#### [WORK TO DO]
Report every line from the material that contains the word "seaborn".

#### [MATERIAL]
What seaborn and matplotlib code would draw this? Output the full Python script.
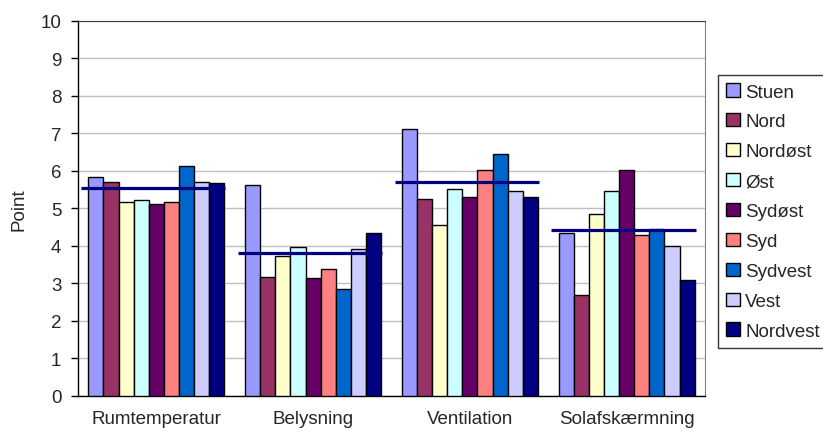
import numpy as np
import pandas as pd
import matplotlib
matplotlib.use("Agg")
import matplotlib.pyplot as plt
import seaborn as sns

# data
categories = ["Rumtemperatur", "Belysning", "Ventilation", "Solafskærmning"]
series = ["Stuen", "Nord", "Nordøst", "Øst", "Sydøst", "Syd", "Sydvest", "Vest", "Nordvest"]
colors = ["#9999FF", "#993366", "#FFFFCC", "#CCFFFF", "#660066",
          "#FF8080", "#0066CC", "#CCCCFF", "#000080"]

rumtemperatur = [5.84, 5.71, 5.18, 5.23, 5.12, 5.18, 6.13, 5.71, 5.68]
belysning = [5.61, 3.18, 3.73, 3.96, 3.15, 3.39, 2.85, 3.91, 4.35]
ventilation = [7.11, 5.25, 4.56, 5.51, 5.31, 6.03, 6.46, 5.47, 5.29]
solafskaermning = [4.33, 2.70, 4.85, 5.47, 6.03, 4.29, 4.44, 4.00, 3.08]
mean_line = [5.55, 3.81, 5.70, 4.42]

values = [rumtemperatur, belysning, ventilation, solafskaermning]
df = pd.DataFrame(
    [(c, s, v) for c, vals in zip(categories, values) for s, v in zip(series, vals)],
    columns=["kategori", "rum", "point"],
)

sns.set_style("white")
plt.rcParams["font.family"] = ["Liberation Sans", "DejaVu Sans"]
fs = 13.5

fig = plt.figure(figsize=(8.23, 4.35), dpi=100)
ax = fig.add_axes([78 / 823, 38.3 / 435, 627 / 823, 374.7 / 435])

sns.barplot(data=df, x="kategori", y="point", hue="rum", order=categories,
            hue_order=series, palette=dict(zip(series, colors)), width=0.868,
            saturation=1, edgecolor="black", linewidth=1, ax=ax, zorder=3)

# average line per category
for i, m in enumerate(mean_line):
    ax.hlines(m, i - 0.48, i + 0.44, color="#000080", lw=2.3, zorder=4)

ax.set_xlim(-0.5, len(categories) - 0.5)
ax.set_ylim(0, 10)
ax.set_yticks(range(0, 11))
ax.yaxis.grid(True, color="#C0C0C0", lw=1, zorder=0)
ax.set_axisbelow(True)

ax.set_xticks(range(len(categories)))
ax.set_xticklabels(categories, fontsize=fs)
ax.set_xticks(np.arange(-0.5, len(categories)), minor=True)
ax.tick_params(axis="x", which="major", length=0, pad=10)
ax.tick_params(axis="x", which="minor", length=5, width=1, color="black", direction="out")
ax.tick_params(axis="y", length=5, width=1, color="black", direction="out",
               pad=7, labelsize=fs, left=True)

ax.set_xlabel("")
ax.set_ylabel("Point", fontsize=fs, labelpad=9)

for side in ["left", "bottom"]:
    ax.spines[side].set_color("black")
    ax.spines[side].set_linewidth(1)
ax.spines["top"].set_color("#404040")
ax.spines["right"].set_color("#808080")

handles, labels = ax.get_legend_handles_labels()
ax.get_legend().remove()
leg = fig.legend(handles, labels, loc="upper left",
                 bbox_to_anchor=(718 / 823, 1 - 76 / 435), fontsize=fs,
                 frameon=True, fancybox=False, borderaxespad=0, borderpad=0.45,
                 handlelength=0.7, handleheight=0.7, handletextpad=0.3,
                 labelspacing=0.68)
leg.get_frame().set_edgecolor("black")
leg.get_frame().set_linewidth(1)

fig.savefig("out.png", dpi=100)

#### [FULL ANSWER]
What seaborn and matplotlib code would draw this? Output the full Python script.
import seaborn as sns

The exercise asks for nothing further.